Students worked diligently to shoot and edit short profiles of community members as a way of practicing their documentary production skills. In one project, the class edited interviews and ambient visual material that class’s TA, Doc Storymaking alumnus Drew Swedberg, had shot. This material captured four community members’ experiences of the development efforts throughout the city. Students worked in groups of 2-3 to produce individual edits and then a jury that included Drew and myself voted on the strongest edit which was then selected to screen at a public ACED event in October. That video can be seen here: https://vimeo.com/296471654

For their final projects, students worked in teams of 4 to pursue stories of relevance to ACED’s efforts. These included: a profile of an intentional, mixed-income community at Overlook Park; a profile of ACED itself and its mission; a profile of the young bikers who enact their freedom and vision for the city through the streets every week; and a profile of Gigi Randolph, a community activist who speaks out against rampant development that is destroying the social fabric of
neighborhoods she has known for nearly all her life.

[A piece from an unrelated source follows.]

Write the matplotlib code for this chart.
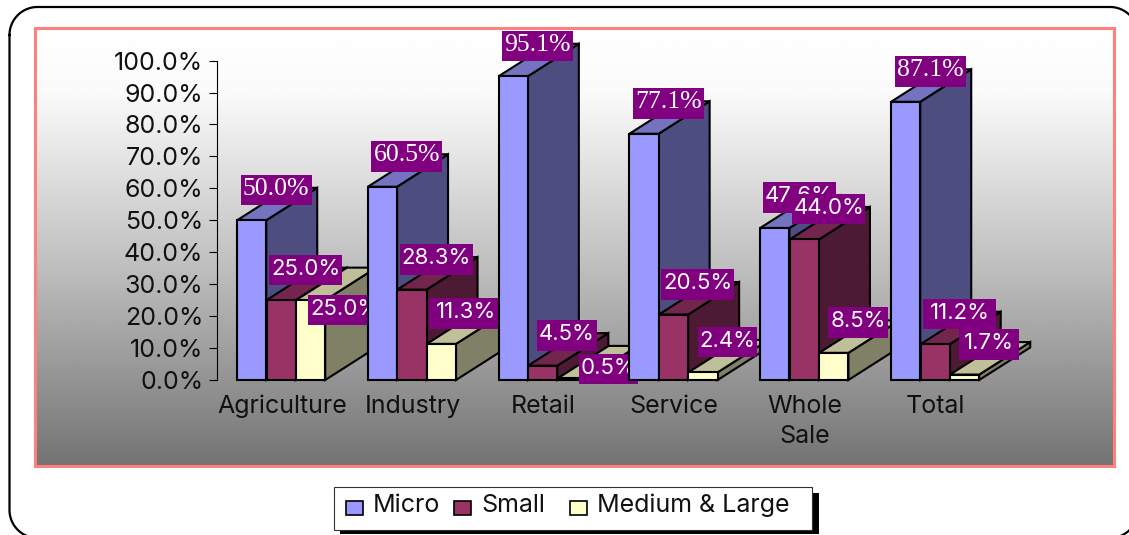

The December 13th event also included political action: after each performance or screening, an ACED organizer would introduce an issue or effort, point the audience to a place in the room where they could take action—sign a petition, register their personal perspective, send a postcard to City Council, etc. It was an evening that brought together a wide array of perspectives, leveraged those perspectives into action, and met, says Jess Denke, ACED’s mission of “complicating the stories told about development.” Students were awed and moved, with one student noting in a reflection that “around 100 people saw the documentary,” and that this was the student’s first time ever screening a film to a crowd of that size and to a crowd that was not largely comprised of his own friends.

Zac Cohen, candidate for a Lehigh County Judge seat, attended the event and afterwards wrote on Facebook: “The Allentown Coalition for Economic Dignity sure knows how to throw a great Party for the People. Inspiring poetry by Justice Davis, impassioned speech about inclusionary zoning, short films on the City of Allentown, William Allen Hip Hop and Step performances, music, art–wow!” Members of the Allentown Police Department also attended, as did organizers with various groups throughout the city. That is to say, the stories and experiences that were shared by all the artists and performers that night reached an audience that can take those voices into their own work, into their own advocacy, into their own channels to seats of power, and lift up those community voices to push Allentown towards development efforts that are dialogical rather than destructive.

This partnership, led by professor Aggie Bazaz and sponsored in part by the LVEHC, allowed a tremendous opportunity for the participants to enact what Mari Castañeda hails as the promise of community-academic praxis of civic engagement, the leveraging of “resources at the college (human and otherwise) […] for community and civic engagement” to achieve transformative outcomes. The films produced through this collaboration will eventually be available for viewing on the forthcoming LVEHC Digital Archive.